President Barack Obama unveiled his administration's plan to fight foreclosures on Wednesday. Unfortunately, the most important element of the program will require Congressional action—and the banking and business lobbies are already on the attack. The Homeowner Affordability and Stability Plan has three chief components:

  • Offer financial incentives to persuade loan servicers to modify mortgages
  • Allow Fannie Mae and Freddie Mac to refinance more mortgages
  • Change bankruptcy laws and give judges the power to reduce the amount borrowers owe on their mortgages.
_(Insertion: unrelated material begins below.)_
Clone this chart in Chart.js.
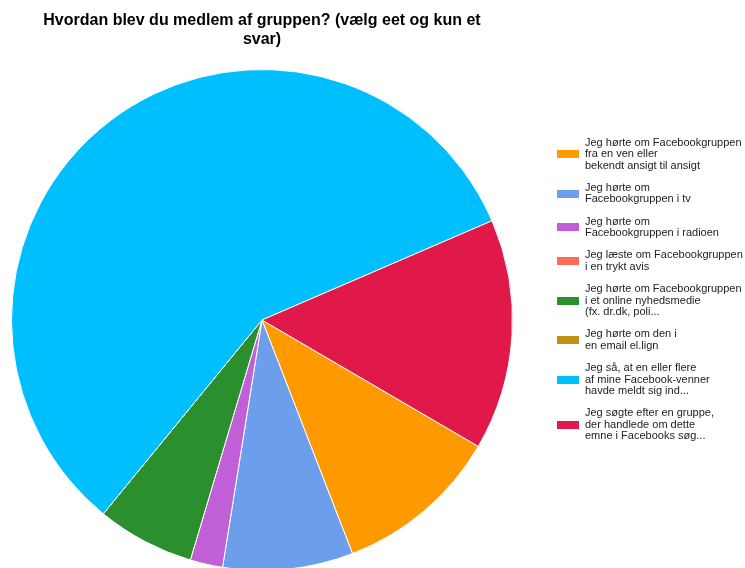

The financial incentives probably won't help much, as Kevin Drum writes for Mother Jones. When a bank makes a mortgage, it doesn't usually hold onto the loan. Instead, the loan is packaged into a security with a other loans and sold to several investors. Another bank collects payments on the mortgage for the security's investors and acts as a point of contact, or loan servicer, for the borrower. To date, servicers haven't shown much interest in keeping people in their homes, even though foreclosure is the worst option for all parties involved.
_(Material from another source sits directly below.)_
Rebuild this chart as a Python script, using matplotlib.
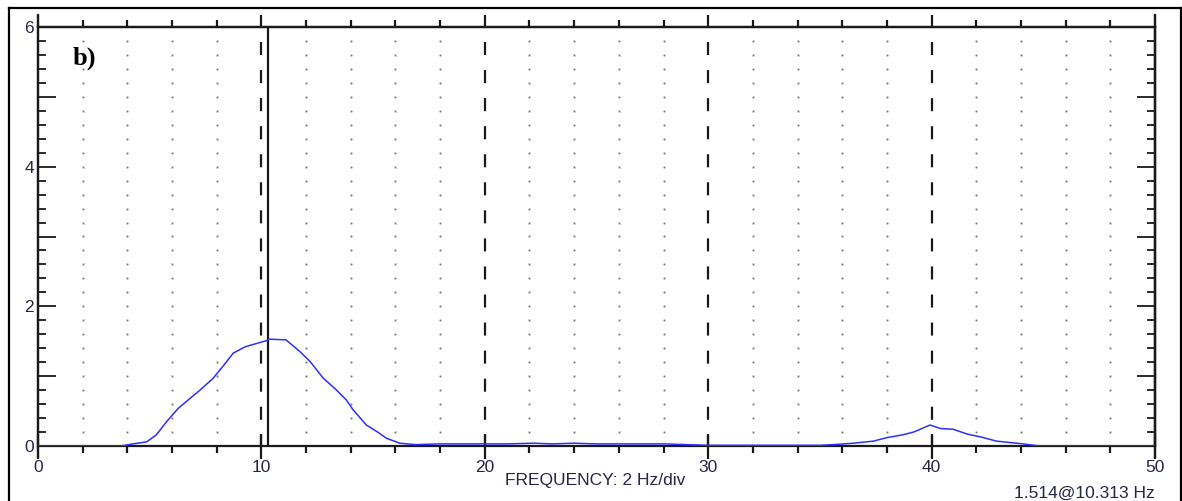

"Loan servicers already have an incentive to rework loans that would otherwise go into default, and for the most part they aren't doing it," Drum writes. "Will a couple thousand dollars [of incentives] change their internal calculus?"

The provision aimed at Fannie and Freddie will help some. It's also a good use of the government's authority over the companies, which were nationalized last summer. But the key to Obama's plan is the bankruptcy provision. Until now, every government-enacted plan to reduce foreclosures has relied on incentives to encourage the banking industry to keep people in their homes. As Drum notes, bankruptcy is the stick behind those carrots. Obama is supporting a bill in Congress that would enable bankruptcy judges to reduce the amount a borrower owes to the present value of the home. The beauty here is that investors who own the mortgage securities, not taxpayers, will have to eat the losses. In short, investors will be held responsible for making a poor investment.

"The government is essentially presenting a choice for mortgage lenders: take our deal, which is standardized across the entire industry, or let a bankruptcy judge modify the loan however he or she sees fit," Tim Fernholz writes for The American Prospect.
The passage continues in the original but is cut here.